[REQUIREMENTS] Report all lines holding "picture".

[COLLECTED DATA]
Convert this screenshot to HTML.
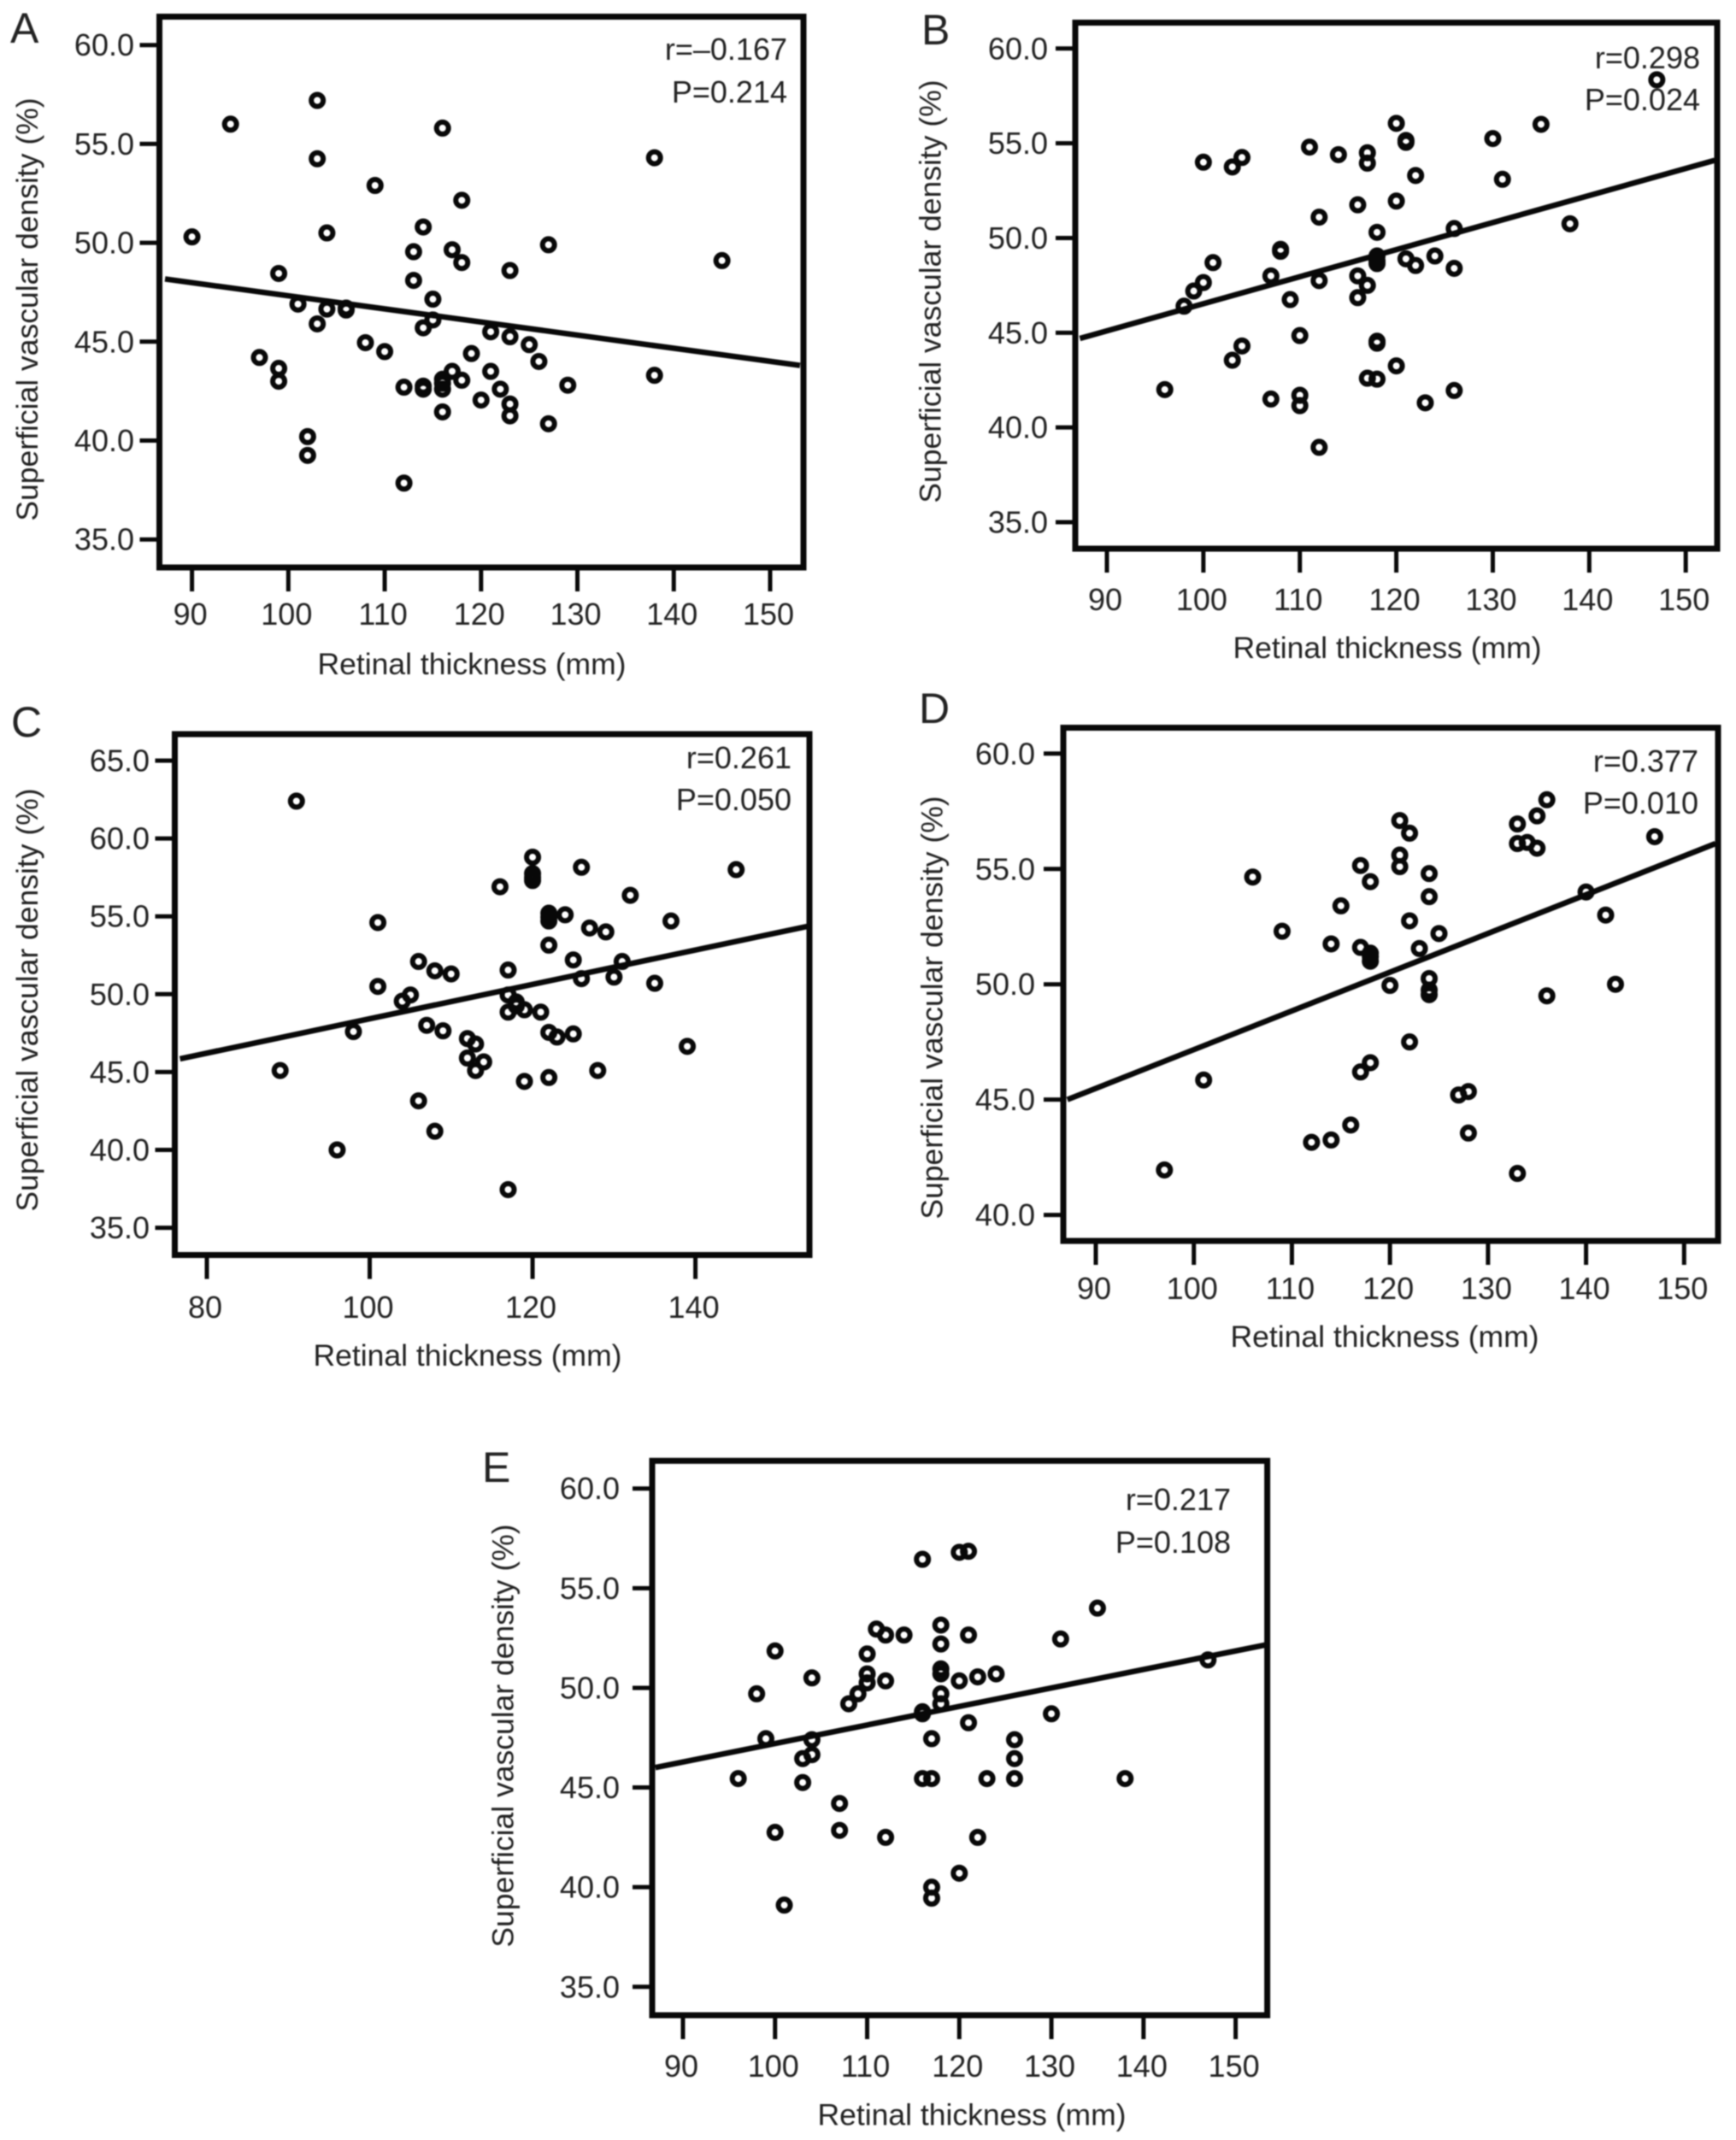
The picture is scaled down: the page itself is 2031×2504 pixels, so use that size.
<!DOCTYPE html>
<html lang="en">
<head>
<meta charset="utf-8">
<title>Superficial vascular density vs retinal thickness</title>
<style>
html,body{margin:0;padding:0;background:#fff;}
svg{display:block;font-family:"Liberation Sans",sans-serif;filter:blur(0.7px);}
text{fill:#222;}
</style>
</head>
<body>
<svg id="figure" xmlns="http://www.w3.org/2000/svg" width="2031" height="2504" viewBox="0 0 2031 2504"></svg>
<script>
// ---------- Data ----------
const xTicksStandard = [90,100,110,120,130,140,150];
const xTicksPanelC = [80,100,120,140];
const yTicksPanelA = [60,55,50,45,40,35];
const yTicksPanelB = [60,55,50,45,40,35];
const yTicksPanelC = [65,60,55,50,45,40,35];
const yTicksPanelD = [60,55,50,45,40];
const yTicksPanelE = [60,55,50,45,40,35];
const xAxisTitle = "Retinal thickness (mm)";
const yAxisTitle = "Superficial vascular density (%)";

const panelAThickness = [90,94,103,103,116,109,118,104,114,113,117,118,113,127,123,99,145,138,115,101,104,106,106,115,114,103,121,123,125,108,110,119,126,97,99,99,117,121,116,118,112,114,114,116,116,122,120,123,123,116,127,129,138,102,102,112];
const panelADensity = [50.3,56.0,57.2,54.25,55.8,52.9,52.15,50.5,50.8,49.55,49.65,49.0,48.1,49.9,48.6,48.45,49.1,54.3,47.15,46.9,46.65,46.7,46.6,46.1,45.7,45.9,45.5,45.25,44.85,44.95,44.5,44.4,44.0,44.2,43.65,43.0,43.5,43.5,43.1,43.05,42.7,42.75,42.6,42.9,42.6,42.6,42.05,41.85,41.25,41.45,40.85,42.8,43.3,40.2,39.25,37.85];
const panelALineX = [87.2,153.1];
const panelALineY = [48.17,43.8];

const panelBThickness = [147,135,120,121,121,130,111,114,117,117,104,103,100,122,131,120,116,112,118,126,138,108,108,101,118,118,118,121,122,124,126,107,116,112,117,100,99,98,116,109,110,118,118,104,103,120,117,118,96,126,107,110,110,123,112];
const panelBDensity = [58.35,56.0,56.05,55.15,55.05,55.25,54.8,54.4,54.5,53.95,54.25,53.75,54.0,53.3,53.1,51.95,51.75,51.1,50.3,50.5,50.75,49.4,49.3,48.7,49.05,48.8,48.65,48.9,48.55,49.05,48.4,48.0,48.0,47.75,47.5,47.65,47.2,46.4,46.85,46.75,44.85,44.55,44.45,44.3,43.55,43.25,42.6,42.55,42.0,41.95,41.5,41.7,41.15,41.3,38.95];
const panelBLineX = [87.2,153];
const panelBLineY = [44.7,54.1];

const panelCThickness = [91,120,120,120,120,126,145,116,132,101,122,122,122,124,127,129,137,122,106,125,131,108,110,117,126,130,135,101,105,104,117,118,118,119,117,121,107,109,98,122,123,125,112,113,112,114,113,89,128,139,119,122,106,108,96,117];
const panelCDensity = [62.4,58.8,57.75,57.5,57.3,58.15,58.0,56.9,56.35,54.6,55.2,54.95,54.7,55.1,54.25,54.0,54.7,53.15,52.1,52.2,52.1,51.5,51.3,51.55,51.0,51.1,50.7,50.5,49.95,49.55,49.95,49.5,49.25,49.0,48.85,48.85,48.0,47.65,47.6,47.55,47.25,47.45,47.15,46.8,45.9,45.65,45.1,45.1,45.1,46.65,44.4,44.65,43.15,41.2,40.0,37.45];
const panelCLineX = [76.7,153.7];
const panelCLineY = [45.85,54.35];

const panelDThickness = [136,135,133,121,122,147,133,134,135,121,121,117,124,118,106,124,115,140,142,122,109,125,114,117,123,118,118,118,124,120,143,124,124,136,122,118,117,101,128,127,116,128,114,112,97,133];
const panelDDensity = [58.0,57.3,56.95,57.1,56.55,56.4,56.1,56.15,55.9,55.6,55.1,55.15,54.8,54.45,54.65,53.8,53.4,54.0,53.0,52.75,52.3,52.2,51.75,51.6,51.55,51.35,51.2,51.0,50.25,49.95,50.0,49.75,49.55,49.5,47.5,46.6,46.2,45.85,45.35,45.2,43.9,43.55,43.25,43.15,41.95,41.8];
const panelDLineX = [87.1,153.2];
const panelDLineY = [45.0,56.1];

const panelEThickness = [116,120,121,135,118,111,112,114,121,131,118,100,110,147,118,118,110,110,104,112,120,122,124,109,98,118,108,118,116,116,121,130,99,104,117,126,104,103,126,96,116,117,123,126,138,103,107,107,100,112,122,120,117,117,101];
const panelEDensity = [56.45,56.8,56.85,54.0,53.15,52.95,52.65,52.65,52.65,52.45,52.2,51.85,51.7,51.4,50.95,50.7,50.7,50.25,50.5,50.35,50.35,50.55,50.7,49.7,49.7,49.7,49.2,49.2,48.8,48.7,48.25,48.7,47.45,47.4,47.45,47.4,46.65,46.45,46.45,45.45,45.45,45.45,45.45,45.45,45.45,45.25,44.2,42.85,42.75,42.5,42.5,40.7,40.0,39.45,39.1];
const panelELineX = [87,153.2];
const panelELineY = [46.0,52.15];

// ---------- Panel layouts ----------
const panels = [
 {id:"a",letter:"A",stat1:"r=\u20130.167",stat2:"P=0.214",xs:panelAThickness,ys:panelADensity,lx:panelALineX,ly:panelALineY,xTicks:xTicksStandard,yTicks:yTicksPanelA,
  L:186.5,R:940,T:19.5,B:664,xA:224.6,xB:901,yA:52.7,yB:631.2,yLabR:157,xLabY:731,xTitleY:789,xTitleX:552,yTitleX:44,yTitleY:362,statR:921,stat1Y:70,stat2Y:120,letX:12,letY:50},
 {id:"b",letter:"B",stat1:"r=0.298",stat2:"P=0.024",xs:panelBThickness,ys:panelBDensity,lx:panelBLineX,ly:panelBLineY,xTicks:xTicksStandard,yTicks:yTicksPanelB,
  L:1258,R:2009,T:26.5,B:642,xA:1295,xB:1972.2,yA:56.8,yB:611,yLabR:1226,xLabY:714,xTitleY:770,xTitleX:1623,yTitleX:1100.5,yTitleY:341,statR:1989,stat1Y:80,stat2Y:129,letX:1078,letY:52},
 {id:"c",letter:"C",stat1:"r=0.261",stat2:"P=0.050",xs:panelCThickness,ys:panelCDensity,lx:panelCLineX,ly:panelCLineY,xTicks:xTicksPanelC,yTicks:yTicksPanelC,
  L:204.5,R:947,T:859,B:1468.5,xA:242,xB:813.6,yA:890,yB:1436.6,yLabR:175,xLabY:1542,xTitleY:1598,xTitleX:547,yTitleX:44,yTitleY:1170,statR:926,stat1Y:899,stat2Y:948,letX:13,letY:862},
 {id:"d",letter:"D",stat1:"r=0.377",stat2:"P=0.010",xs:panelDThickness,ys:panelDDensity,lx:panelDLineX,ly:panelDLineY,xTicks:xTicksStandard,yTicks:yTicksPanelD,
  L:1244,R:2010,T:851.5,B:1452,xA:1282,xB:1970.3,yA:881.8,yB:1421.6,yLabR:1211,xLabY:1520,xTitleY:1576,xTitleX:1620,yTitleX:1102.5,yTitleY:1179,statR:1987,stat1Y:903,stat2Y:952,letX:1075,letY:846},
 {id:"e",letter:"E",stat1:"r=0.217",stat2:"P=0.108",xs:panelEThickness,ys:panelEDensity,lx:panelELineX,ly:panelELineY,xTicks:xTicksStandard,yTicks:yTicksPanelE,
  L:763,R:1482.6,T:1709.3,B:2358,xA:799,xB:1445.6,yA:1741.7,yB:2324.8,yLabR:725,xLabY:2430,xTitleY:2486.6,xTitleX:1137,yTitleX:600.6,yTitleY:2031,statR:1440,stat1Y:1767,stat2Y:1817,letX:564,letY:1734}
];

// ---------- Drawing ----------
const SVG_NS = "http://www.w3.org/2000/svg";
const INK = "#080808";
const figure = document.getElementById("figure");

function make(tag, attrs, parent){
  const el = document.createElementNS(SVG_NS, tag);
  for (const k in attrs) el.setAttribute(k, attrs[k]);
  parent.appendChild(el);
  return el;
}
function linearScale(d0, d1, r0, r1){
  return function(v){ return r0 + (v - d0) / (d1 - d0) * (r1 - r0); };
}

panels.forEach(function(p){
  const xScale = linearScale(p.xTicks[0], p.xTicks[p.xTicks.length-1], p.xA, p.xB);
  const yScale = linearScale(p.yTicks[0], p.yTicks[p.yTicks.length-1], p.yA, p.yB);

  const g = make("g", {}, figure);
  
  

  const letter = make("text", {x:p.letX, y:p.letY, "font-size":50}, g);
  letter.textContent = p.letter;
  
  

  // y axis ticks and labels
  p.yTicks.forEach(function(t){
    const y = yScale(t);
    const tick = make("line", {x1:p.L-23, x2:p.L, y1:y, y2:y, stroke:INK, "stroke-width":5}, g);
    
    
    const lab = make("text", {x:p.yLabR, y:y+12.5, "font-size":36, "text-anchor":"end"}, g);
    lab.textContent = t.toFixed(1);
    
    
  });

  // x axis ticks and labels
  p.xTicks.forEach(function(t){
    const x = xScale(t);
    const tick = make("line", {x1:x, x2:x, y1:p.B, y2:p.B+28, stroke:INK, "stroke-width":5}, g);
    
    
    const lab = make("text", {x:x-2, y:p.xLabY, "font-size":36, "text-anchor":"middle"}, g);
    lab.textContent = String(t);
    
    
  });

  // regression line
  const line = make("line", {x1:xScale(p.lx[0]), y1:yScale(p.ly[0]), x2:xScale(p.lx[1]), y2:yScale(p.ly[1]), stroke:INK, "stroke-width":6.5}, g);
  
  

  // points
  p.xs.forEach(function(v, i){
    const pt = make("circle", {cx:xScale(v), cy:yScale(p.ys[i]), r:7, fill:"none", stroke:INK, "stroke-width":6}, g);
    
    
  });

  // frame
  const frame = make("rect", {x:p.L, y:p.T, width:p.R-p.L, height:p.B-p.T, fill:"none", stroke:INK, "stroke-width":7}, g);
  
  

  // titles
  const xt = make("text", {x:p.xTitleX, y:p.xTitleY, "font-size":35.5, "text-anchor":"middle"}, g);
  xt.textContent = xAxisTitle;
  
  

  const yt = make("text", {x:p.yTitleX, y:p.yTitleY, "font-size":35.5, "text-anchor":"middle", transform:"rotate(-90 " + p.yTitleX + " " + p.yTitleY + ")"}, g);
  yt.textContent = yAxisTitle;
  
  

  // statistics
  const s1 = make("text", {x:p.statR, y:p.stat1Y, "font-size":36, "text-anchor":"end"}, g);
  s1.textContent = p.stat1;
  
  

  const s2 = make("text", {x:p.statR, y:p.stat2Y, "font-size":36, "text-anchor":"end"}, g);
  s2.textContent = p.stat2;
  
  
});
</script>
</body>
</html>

[COMPLETED EXERCISE]
The picture is scaled down: the page itself is 2031×2504 pixels, so use that size.

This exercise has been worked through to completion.